TASK DIRECTIONS:
Tally the lines that hold the word "this" and reply with that figure only.

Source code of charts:

— Start —

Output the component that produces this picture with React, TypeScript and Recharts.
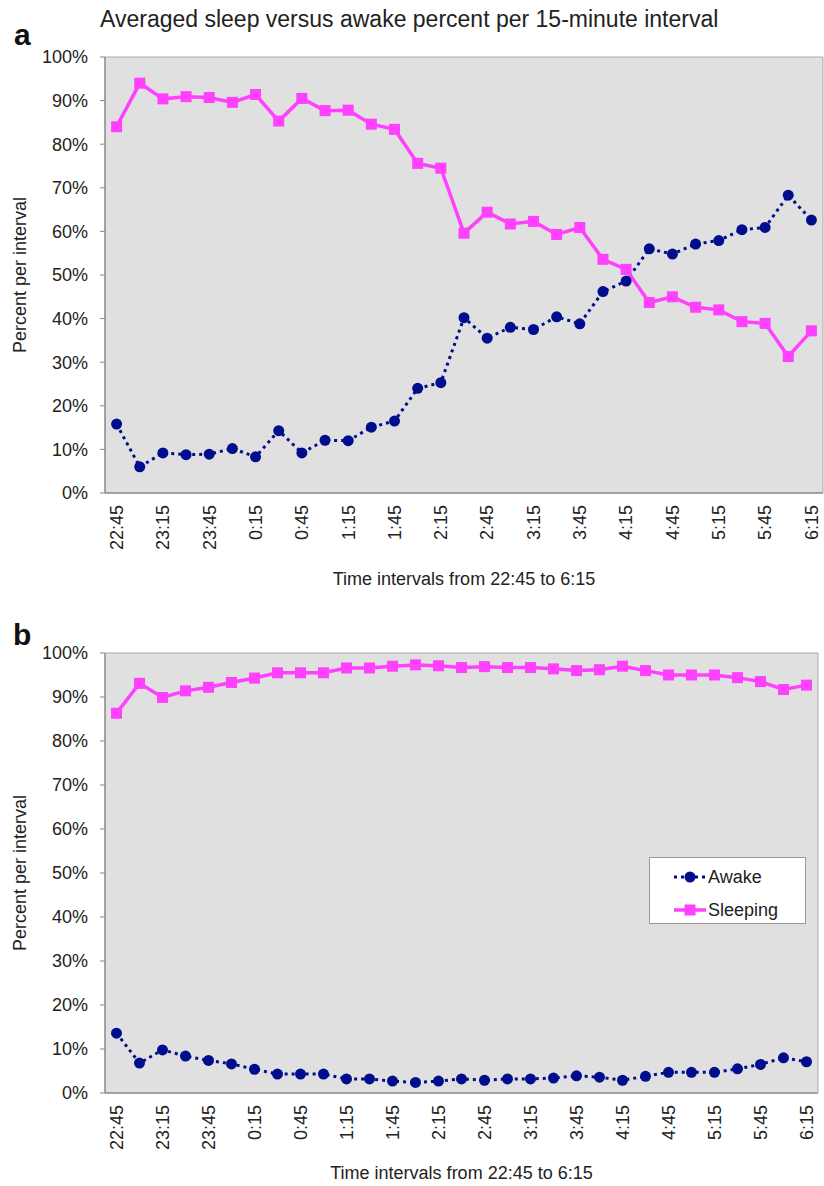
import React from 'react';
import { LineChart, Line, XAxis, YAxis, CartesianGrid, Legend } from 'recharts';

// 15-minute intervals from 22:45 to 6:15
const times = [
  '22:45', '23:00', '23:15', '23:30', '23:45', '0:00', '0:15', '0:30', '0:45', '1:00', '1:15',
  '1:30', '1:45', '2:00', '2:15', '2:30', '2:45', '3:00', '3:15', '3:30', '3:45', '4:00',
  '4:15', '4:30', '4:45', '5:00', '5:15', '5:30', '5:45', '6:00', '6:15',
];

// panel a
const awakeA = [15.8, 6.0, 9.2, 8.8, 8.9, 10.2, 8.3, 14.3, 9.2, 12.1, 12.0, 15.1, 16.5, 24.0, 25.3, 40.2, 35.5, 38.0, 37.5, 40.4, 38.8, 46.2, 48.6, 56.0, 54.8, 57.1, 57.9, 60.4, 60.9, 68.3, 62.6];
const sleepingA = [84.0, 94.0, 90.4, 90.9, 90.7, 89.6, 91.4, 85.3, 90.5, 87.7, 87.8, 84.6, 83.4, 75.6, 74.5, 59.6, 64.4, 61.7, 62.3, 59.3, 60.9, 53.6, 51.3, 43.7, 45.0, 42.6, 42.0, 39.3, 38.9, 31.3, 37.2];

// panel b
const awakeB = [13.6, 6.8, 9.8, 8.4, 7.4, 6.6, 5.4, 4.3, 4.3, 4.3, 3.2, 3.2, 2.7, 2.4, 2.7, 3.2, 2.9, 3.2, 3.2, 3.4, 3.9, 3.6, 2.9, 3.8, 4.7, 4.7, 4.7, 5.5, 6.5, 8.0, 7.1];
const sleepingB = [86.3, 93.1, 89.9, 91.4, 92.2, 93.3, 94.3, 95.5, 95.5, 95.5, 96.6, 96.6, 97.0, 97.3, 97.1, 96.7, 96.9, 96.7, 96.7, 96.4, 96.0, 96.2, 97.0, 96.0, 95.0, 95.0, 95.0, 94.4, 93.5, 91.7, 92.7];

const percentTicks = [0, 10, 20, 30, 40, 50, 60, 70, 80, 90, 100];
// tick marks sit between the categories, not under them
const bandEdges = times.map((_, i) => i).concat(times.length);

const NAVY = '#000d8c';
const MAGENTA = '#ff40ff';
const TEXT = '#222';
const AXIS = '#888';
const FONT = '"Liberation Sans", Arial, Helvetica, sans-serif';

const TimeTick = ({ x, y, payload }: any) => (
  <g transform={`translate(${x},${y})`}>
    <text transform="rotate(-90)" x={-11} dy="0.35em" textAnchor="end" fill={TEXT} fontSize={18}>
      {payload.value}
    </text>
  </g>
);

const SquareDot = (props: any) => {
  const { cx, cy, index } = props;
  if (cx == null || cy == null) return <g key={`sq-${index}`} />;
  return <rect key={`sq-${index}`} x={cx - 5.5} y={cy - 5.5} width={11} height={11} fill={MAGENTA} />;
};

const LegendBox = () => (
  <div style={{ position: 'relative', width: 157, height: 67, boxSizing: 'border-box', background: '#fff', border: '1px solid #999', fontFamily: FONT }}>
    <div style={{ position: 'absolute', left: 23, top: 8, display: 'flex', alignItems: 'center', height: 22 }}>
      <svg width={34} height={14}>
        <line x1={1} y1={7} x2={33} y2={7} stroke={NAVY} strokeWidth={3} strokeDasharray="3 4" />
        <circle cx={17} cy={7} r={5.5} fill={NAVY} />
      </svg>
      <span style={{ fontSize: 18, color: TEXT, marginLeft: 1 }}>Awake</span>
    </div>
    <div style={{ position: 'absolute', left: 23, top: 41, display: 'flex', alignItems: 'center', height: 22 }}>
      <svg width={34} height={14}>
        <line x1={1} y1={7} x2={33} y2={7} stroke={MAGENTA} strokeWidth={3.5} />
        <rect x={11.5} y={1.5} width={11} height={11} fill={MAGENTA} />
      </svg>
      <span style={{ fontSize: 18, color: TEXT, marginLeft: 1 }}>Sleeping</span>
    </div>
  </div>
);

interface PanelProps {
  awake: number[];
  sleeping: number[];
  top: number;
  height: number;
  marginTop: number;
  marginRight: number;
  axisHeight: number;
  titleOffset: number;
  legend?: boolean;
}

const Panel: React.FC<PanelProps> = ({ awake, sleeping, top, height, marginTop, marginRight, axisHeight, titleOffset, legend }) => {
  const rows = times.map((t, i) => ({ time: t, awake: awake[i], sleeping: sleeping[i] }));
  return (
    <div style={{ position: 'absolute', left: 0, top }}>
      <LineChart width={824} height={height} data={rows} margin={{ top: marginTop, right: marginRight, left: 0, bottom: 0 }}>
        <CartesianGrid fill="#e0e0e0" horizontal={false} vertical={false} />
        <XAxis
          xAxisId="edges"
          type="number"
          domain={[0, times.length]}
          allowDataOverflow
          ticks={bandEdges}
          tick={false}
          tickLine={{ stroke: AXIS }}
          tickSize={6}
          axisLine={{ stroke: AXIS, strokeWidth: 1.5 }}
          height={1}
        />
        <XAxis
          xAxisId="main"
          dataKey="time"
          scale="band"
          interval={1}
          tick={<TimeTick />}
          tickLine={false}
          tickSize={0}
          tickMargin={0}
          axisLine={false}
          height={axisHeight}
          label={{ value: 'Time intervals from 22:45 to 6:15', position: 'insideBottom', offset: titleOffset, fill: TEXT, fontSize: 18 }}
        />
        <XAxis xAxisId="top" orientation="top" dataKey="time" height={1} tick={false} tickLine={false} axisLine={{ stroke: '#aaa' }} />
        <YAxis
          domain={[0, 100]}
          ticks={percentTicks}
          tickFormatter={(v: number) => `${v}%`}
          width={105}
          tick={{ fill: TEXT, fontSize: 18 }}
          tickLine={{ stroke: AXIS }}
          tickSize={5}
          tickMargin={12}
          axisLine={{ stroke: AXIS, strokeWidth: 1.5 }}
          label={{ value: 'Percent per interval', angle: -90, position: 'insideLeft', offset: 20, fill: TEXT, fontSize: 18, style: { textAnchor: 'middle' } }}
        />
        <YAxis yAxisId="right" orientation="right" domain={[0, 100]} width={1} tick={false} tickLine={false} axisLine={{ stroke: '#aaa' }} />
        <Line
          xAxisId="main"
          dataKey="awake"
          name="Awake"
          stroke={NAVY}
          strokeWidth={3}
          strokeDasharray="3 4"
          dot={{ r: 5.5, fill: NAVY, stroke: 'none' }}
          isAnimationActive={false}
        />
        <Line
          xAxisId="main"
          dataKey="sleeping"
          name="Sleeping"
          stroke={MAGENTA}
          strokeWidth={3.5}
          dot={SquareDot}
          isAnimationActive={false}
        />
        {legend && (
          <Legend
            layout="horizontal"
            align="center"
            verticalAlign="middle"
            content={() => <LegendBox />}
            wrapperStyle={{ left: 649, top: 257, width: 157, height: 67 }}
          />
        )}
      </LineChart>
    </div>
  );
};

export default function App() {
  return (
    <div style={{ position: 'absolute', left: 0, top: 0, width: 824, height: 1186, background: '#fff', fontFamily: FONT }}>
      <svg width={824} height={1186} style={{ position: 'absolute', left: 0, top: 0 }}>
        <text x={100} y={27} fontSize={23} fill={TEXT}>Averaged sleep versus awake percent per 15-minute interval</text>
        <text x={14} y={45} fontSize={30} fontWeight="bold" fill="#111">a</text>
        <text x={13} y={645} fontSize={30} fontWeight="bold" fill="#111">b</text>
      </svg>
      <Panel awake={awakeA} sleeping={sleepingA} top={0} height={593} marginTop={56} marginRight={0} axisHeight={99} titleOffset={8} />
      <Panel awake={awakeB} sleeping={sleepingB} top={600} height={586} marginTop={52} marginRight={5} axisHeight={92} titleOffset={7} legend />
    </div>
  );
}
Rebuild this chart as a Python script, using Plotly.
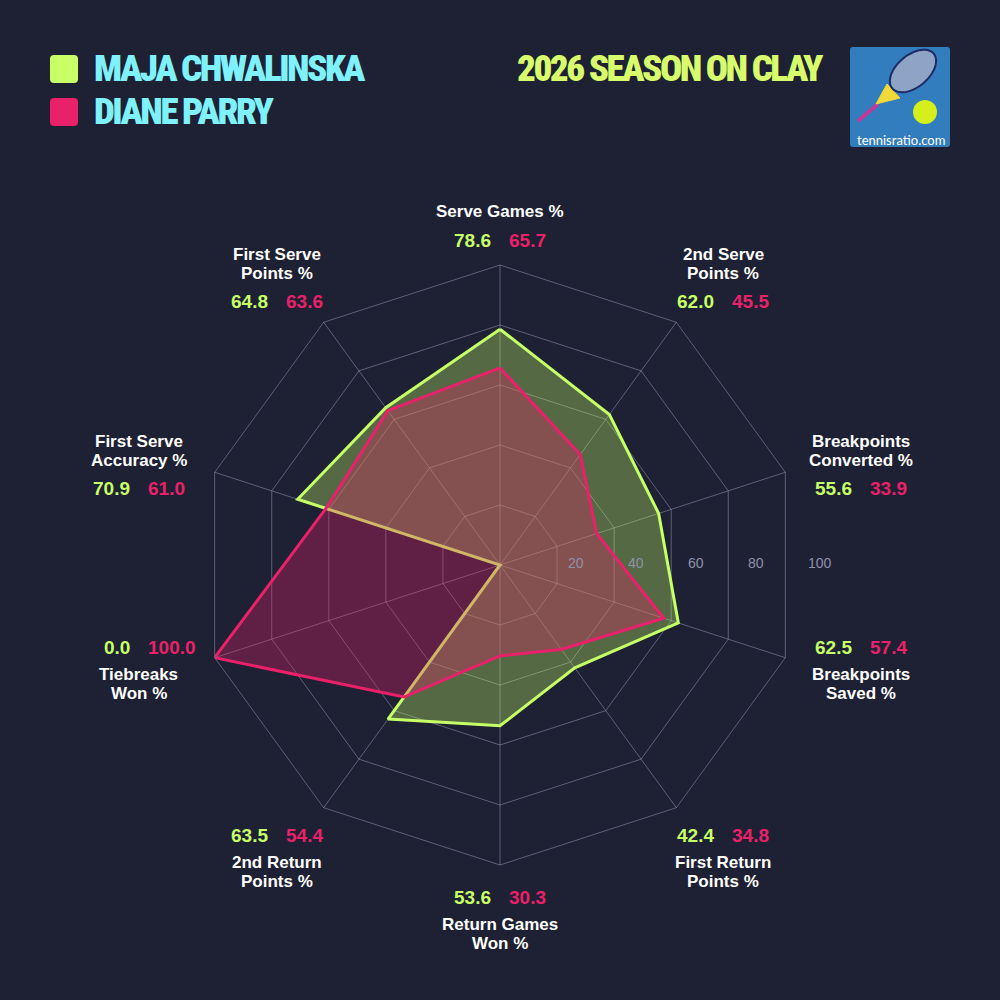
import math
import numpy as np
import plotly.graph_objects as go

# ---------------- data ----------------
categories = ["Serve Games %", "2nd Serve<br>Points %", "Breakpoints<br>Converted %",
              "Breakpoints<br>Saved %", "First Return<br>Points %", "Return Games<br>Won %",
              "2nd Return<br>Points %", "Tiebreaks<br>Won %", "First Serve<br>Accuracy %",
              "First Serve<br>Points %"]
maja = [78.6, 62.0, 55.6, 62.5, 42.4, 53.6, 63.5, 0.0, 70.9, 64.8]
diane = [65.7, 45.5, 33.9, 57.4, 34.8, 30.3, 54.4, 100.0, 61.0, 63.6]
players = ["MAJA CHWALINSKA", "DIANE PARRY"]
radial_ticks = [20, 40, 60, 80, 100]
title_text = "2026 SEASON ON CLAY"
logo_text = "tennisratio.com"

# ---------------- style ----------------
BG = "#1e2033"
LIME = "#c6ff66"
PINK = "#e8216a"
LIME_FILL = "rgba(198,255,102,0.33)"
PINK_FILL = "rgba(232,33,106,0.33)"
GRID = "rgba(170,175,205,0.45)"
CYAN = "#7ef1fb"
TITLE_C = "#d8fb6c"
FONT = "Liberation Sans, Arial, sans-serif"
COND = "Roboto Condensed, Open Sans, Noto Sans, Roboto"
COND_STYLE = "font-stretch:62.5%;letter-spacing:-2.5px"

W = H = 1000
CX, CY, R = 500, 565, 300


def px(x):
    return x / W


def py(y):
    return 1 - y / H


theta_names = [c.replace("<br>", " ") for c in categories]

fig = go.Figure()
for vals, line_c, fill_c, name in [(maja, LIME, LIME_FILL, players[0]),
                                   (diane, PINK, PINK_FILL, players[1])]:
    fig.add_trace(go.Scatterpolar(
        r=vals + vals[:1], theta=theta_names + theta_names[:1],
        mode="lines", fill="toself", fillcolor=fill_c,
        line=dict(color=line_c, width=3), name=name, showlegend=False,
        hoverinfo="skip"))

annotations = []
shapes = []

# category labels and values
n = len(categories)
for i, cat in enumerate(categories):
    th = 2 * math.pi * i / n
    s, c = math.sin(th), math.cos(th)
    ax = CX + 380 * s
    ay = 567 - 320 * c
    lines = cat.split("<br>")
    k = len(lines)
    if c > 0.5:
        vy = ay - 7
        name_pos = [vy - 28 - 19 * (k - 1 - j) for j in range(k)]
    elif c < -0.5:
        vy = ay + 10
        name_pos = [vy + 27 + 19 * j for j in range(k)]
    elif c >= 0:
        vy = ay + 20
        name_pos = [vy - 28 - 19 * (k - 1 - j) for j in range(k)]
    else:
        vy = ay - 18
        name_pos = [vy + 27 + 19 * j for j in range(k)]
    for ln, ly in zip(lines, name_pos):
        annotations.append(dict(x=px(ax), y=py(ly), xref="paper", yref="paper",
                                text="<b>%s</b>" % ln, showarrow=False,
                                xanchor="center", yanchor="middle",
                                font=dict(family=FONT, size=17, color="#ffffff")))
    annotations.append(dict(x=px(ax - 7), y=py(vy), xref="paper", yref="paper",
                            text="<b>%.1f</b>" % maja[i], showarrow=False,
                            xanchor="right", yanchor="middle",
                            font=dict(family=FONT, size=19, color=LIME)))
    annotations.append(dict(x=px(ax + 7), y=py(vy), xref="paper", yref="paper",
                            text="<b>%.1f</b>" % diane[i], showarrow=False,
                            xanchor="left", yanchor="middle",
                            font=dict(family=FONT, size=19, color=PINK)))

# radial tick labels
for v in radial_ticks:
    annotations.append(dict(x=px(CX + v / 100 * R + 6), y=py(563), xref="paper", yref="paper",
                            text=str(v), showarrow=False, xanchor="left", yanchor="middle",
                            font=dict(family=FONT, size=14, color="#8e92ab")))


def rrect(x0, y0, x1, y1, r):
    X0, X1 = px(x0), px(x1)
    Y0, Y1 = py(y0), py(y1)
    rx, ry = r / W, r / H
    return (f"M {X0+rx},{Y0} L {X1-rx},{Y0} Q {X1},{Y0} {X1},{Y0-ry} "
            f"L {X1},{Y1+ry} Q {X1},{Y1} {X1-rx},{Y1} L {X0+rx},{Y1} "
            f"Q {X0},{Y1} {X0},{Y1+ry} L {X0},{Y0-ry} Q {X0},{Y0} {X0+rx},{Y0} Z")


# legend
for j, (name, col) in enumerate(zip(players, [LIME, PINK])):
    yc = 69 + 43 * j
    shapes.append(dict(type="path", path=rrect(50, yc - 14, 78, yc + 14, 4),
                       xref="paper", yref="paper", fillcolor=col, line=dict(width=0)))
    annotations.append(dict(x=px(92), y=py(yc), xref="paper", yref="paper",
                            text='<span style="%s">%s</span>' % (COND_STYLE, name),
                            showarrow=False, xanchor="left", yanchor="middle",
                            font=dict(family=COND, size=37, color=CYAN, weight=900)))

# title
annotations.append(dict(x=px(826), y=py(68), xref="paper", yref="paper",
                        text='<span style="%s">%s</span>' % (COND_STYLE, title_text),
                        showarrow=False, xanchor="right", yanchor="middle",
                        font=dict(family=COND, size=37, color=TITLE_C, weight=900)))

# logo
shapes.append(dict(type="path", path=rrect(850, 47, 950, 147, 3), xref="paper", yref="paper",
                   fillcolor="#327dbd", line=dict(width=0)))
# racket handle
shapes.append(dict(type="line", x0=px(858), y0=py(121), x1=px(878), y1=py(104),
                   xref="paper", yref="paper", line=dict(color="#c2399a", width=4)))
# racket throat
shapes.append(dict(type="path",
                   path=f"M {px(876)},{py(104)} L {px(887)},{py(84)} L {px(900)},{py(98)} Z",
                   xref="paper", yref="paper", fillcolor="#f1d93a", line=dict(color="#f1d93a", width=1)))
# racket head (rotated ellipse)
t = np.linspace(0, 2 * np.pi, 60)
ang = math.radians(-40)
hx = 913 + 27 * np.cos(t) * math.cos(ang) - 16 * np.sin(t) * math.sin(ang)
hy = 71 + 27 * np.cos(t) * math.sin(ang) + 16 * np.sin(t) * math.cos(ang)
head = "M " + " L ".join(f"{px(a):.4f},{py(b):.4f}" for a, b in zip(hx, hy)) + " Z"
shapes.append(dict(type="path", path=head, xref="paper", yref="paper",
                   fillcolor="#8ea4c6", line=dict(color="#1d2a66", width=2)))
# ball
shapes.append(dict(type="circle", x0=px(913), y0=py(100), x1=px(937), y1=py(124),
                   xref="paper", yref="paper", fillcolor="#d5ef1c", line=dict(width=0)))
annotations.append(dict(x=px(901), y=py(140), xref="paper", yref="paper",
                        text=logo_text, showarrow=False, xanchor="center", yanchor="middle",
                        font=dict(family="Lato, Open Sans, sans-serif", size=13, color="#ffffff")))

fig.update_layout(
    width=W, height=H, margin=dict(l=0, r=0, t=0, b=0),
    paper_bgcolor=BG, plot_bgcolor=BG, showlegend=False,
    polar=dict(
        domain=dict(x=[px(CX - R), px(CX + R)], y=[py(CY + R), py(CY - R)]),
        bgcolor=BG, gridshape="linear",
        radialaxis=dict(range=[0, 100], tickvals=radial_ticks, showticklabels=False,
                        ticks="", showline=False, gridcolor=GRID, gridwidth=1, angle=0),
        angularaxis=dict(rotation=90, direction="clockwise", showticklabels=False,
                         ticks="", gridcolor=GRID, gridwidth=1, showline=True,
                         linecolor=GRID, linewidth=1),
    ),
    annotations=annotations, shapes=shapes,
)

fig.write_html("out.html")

— End —

THE RESPONSE:
2